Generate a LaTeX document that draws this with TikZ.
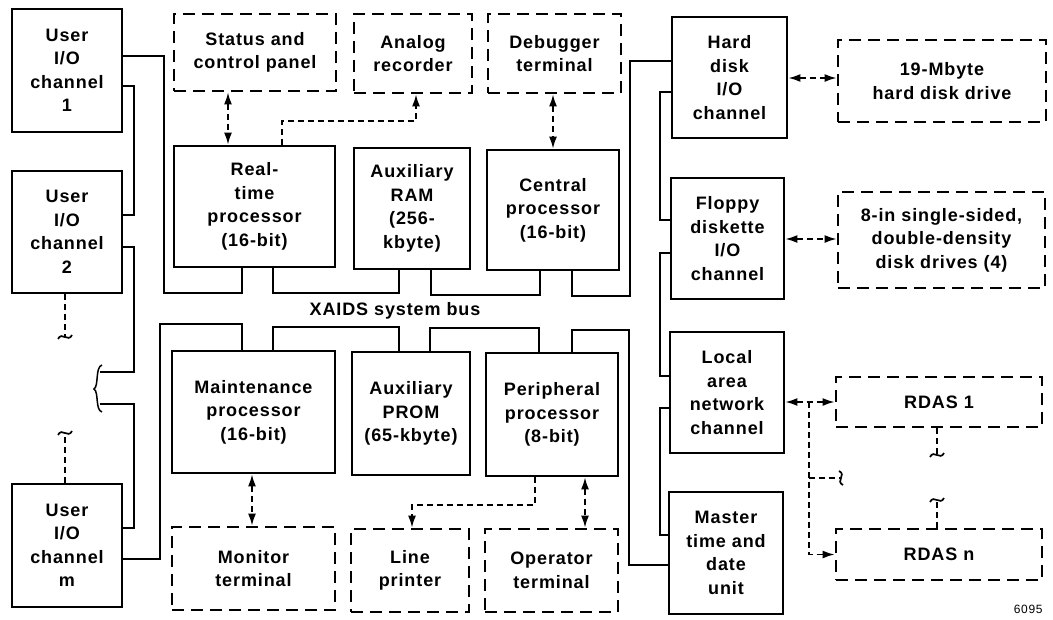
\documentclass[tikz,border=0pt]{standalone}
\usepackage{fontspec}
\setmainfont{Liberation Sans}[LetterSpace=5]
\usepackage{tikz}
\usetikzlibrary{arrows.meta,positioning}

\begin{document}
\begin{tikzpicture}[x=1pt,y=-1pt,
    unit/.style={draw,line width=2.8pt,align=center,inner sep=0pt,
      font=\fontsize{18}{23.5}\selectfont\bfseries},
    ext/.style={unit,dash pattern=on 12pt off 7pt},
    bus/.style={line width=1.5pt},
    link/.style={line width=1.7pt,dash pattern=on 6pt off 4pt},
    both/.style={link,{Latex[length=12pt,width=8pt]}-{Latex[length=12pt,width=8pt]}},
    oneway/.style={link,-{Latex[length=12pt,width=8pt]}},
    brk/.pic={\draw[line width=1.7pt,solid] (-7,2) .. controls (-3,-6) and (3,6) .. (7,-2);}]
    \useasboundingbox (0,0) rectangle (1053,619);

    % user channels
    \node[unit,minimum width=110,minimum height=123] (uio1) at (67,70.5) {User\\I/O\\channel\\1};
    \node[unit,minimum width=110,minimum height=122] (uio2) at (67,232) {User\\I/O\\channel\\2};
    \node[unit,minimum width=110,minimum height=123] (uiom) at (67,545.5) {User\\I/O\\channel\\m};

    % top row
    \node[ext,minimum width=162,minimum height=77] (status) at (255,52.5) {Status and\\control panel};
    \node[ext,minimum width=118,minimum height=79] (analog) at (413,53.5) {Analog\\recorder};
    \node[ext,minimum width=133,minimum height=79] (debug) at (554.5,53.5) {Debugger\\terminal};
    \node[unit,minimum width=161,minimum height=121] (rt) at (254.5,206.5) {Real-\\time\\processor\\(16-bit)};
    \node[unit,minimum width=116,minimum height=121] (ram) at (412,208.5) {Auxiliary\\RAM\\(256-\\kbyte)};
    \node[unit,minimum width=132,minimum height=120] (cpu) at (553,210) {Central\\processor\\(16-bit)};

    % bottom row
    \node[unit,minimum width=163,minimum height=122] (maint) at (253.5,412) {Maintenance\\processor\\(16-bit)};
    \node[unit,minimum width=118,minimum height=123] (prom) at (411,413.5) {Auxiliary\\PROM\\(65-kbyte)};
    \node[unit,minimum width=132,minimum height=123] (periph) at (552,414.5) {Peripheral\\processor\\(8-bit)};
    \node[ext,minimum width=163,minimum height=83] (monitor) at (253.5,568.5) {Monitor\\terminal};
    \node[ext,minimum width=118,minimum height=83] (lp) at (410,570.5) {Line\\printer};
    \node[ext,minimum width=133,minimum height=83] (opterm) at (551.5,570.5) {Operator\\terminal};

    % right column
    \node[unit,minimum width=115,minimum height=121] (hdc) at (729.5,77.5) {Hard\\disk\\I/O\\channel};
    \node[unit,minimum width=113,minimum height=121] (fdc) at (727.5,238.5) {Floppy\\diskette\\I/O\\channel};
    \node[unit,minimum width=114,minimum height=121] (lan) at (727,392.5) {Local\\area\\network\\channel};
    \node[unit,minimum width=114,minimum height=122] (mtu) at (726,553) {Master\\time and\\date\\unit};
    \node[ext,minimum width=208,minimum height=82] (hdd) at (942,81) {19-Mbyte\\hard disk drive};
    \node[ext,minimum width=207,minimum height=96] (fdd) at (941.5,240) {8-in single-sided,\\double-density\\disk drives (4)};
    \node[ext,minimum width=206,minimum height=50] (rdas1) at (939,402) {RDAS 1};
    \node[ext,minimum width=206,minimum height=51] (rdasn) at (939,554.5) {RDAS n};

    \node[font=\fontsize{18}{20}\selectfont\bfseries] (busname) at (395,311) {XAIDS system bus};
    \node[font=\fontsize{12}{14}\selectfont,anchor=east] (fignum) at (1046,609) {6095};

    % system bus
    \draw[bus] (uio1.east |- 0,56) -- (164,56) |- (242,293) -- (rt.south -| 242,0);
    \draw[bus] (rt.south -| 273,0) |- (399,293) -- (ram.south -| 399,0);
    \draw[bus] (ram.south -| 431,0) |- (540,295) -- (cpu.south -| 540,0);
    \draw[bus] (cpu.south -| 572,0) |- (630,296) |- (hdc.west |- 0,61);
    \draw[bus] (uiom.east |- 0,559) -- (160,559) |- (242,324) -- (maint.north -| 242,0);
    \draw[bus] (maint.north -| 273,0) |- (399,327) -- (prom.north -| 399,0);
    \draw[bus] (prom.north -| 430,0) |- (539,328) -- (periph.north -| 539,0);
    \draw[bus] (periph.north -| 572,0) |- (629,330) |- (mtu.west |- 0,565);

    % daisy chains
    \draw[bus] (uio1.east |- 0,86) -- (134,86) |- (uio2.east |- 0,215);
    \coordinate (cut1) at (100,372);
    \coordinate (cut2) at (100,404);
    \draw[bus] (uio2.east |- 0,247) -- (134,247) |- (cut1);
    \draw[bus] (cut2) -- (134,404) |- (uiom.east |- 0,528);
    \draw[bus] (102,365) .. controls (95,367) and (99,386) .. (94,389) .. controls (99,392) and (95,410) .. (102,412);
    \draw[bus] (hdc.west |- 0,92) -- (660,92) |- (fdc.west |- 0,220);
    \draw[bus] (fdc.west |- 0,253) -- (660,253) |- (lan.west |- 0,376);
    \draw[bus] (lan.west |- 0,408) -- (660,408) |- (mtu.west |- 0,535);

    % peripherals
    \draw[both] (status.south -| 228,0) -- (rt.north -| 228,0);
    \draw[oneway] (rt.north -| 282,0) |- (416,121) -- (analog.south -| 416,0);
    \draw[both] (debug.south -| 553,0) -- (cpu.north -| 553,0);
    \draw[both] (maint.south -| 252,0) -- (monitor.north -| 252,0);
    \draw[oneway] (periph.south -| 535,0) |- (412,505) -- (lp.north -| 412,0);
    \draw[both] (periph.south -| 585,0) -- (opterm.north -| 585,0);
    \draw[both] (hdc.east |- 0,78) -- (hdd.west |- 0,78);
    \draw[both] (fdc.east |- 0,239) -- (fdd.west |- 0,239);
    \draw[both] (lan.east |- rdas1.west) -- (rdas1.west);
    \coordinate (tap) at (809,402);
    \coordinate (spur) at (841,478);
    \draw[oneway] (tap) |- (rdasn.west);
    \draw[link] (tap |- spur) -- (spur);
    \pic[rotate=90] at (spur) {brk};

    % broken continuations
    \coordinate (end1) at (65,337);
    \coordinate (end2) at (65,433);
    \coordinate (end3) at (937,455);
    \coordinate (end4) at (937,500);
    \draw[link] (uio2.south -| end1) -- (end1);
    \draw[link] (uiom.north -| end2) -- (end2);
    \draw[link] (rdas1.south -| end3) -- (end3);
    \draw[link] (rdasn.north -| end4) -- (end4);
    \pic at (end1) {brk};
    \pic at (end2) {brk};
    \pic at (end3) {brk};
    \pic at (end4) {brk};
\end{tikzpicture}
\end{document}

------------------------------------------------------------------------

§ Task to carry out
Copy the material exactly. Do not include the pictures.

§ Response to the task
Generate a LaTeX document that draws this with TikZ.
\documentclass[tikz,border=0pt]{standalone}
\usepackage{fontspec}
\setmainfont{Liberation Sans}[LetterSpace=5]
\usepackage{tikz}
\usetikzlibrary{arrows.meta,positioning}

\begin{document}
\begin{tikzpicture}[x=1pt,y=-1pt,
    unit/.style={draw,line width=2.8pt,align=center,inner sep=0pt,
      font=\fontsize{18}{23.5}\selectfont\bfseries},
    ext/.style={unit,dash pattern=on 12pt off 7pt},
    bus/.style={line width=1.5pt},
    link/.style={line width=1.7pt,dash pattern=on 6pt off 4pt},
    both/.style={link,{Latex[length=12pt,width=8pt]}-{Latex[length=12pt,width=8pt]}},
    oneway/.style={link,-{Latex[length=12pt,width=8pt]}},
    brk/.pic={\draw[line width=1.7pt,solid] (-7,2) .. controls (-3,-6) and (3,6) .. (7,-2);}]
    \useasboundingbox (0,0) rectangle (1053,619);

    % user channels
    \node[unit,minimum width=110,minimum height=123] (uio1) at (67,70.5) {User\\I/O\\channel\\1};
    \node[unit,minimum width=110,minimum height=122] (uio2) at (67,232) {User\\I/O\\channel\\2};
    \node[unit,minimum width=110,minimum height=123] (uiom) at (67,545.5) {User\\I/O\\channel\\m};

    % top row
    \node[ext,minimum width=162,minimum height=77] (status) at (255,52.5) {Status and\\control panel};
    \node[ext,minimum width=118,minimum height=79] (analog) at (413,53.5) {Analog\\recorder};
    \node[ext,minimum width=133,minimum height=79] (debug) at (554.5,53.5) {Debugger\\terminal};
    \node[unit,minimum width=161,minimum height=121] (rt) at (254.5,206.5) {Real-\\time\\processor\\(16-bit)};
    \node[unit,minimum width=116,minimum height=121] (ram) at (412,208.5) {Auxiliary\\RAM\\(256-\\kbyte)};
    \node[unit,minimum width=132,minimum height=120] (cpu) at (553,210) {Central\\processor\\(16-bit)};

    % bottom row
    \node[unit,minimum width=163,minimum height=122] (maint) at (253.5,412) {Maintenance\\processor\\(16-bit)};
    \node[unit,minimum width=118,minimum height=123] (prom) at (411,413.5) {Auxiliary\\PROM\\(65-kbyte)};
    \node[unit,minimum width=132,minimum height=123] (periph) at (552,414.5) {Peripheral\\processor\\(8-bit)};
    \node[ext,minimum width=163,minimum height=83] (monitor) at (253.5,568.5) {Monitor\\terminal};
    \node[ext,minimum width=118,minimum height=83] (lp) at (410,570.5) {Line\\printer};
    \node[ext,minimum width=133,minimum height=83] (opterm) at (551.5,570.5) {Operator\\terminal};

    % right column
    \node[unit,minimum width=115,minimum height=121] (hdc) at (729.5,77.5) {Hard\\disk\\I/O\\channel};
    \node[unit,minimum width=113,minimum height=121] (fdc) at (727.5,238.5) {Floppy\\diskette\\I/O\\channel};
    \node[unit,minimum width=114,minimum height=121] (lan) at (727,392.5) {Local\\area\\network\\channel};
    \node[unit,minimum width=114,minimum height=122] (mtu) at (726,553) {Master\\time and\\date\\unit};
    \node[ext,minimum width=208,minimum height=82] (hdd) at (942,81) {19-Mbyte\\hard disk drive};
    \node[ext,minimum width=207,minimum height=96] (fdd) at (941.5,240) {8-in single-sided,\\double-density\\disk drives (4)};
    \node[ext,minimum width=206,minimum height=50] (rdas1) at (939,402) {RDAS 1};
    \node[ext,minimum width=206,minimum height=51] (rdasn) at (939,554.5) {RDAS n};

    \node[font=\fontsize{18}{20}\selectfont\bfseries] (busname) at (395,311) {XAIDS system bus};
    \node[font=\fontsize{12}{14}\selectfont,anchor=east] (fignum) at (1046,609) {6095};

    % system bus
    \draw[bus] (uio1.east |- 0,56) -- (164,56) |- (242,293) -- (rt.south -| 242,0);
    \draw[bus] (rt.south -| 273,0) |- (399,293) -- (ram.south -| 399,0);
    \draw[bus] (ram.south -| 431,0) |- (540,295) -- (cpu.south -| 540,0);
    \draw[bus] (cpu.south -| 572,0) |- (630,296) |- (hdc.west |- 0,61);
    \draw[bus] (uiom.east |- 0,559) -- (160,559) |- (242,324) -- (maint.north -| 242,0);
    \draw[bus] (maint.north -| 273,0) |- (399,327) -- (prom.north -| 399,0);
    \draw[bus] (prom.north -| 430,0) |- (539,328) -- (periph.north -| 539,0);
    \draw[bus] (periph.north -| 572,0) |- (629,330) |- (mtu.west |- 0,565);

    % daisy chains
    \draw[bus] (uio1.east |- 0,86) -- (134,86) |- (uio2.east |- 0,215);
    \coordinate (cut1) at (100,372);
    \coordinate (cut2) at (100,404);
    \draw[bus] (uio2.east |- 0,247) -- (134,247) |- (cut1);
    \draw[bus] (cut2) -- (134,404) |- (uiom.east |- 0,528);
    \draw[bus] (102,365) .. controls (95,367) and (99,386) .. (94,389) .. controls (99,392) and (95,410) .. (102,412);
    \draw[bus] (hdc.west |- 0,92) -- (660,92) |- (fdc.west |- 0,220);
    \draw[bus] (fdc.west |- 0,253) -- (660,253) |- (lan.west |- 0,376);
    \draw[bus] (lan.west |- 0,408) -- (660,408) |- (mtu.west |- 0,535);

    % peripherals
    \draw[both] (status.south -| 228,0) -- (rt.north -| 228,0);
    \draw[oneway] (rt.north -| 282,0) |- (416,121) -- (analog.south -| 416,0);
    \draw[both] (debug.south -| 553,0) -- (cpu.north -| 553,0);
    \draw[both] (maint.south -| 252,0) -- (monitor.north -| 252,0);
    \draw[oneway] (periph.south -| 535,0) |- (412,505) -- (lp.north -| 412,0);
    \draw[both] (periph.south -| 585,0) -- (opterm.north -| 585,0);
    \draw[both] (hdc.east |- 0,78) -- (hdd.west |- 0,78);
    \draw[both] (fdc.east |- 0,239) -- (fdd.west |- 0,239);
    \draw[both] (lan.east |- rdas1.west) -- (rdas1.west);
    \coordinate (tap) at (809,402);
    \coordinate (spur) at (841,478);
    \draw[oneway] (tap) |- (rdasn.west);
    \draw[link] (tap |- spur) -- (spur);
    \pic[rotate=90] at (spur) {brk};

    % broken continuations
    \coordinate (end1) at (65,337);
    \coordinate (end2) at (65,433);
    \coordinate (end3) at (937,455);
    \coordinate (end4) at (937,500);
    \draw[link] (uio2.south -| end1) -- (end1);
    \draw[link] (uiom.north -| end2) -- (end2);
    \draw[link] (rdas1.south -| end3) -- (end3);
    \draw[link] (rdasn.north -| end4) -- (end4);
    \pic at (end1) {brk};
    \pic at (end2) {brk};
    \pic at (end3) {brk};
    \pic at (end4) {brk};
\end{tikzpicture}
\end{document}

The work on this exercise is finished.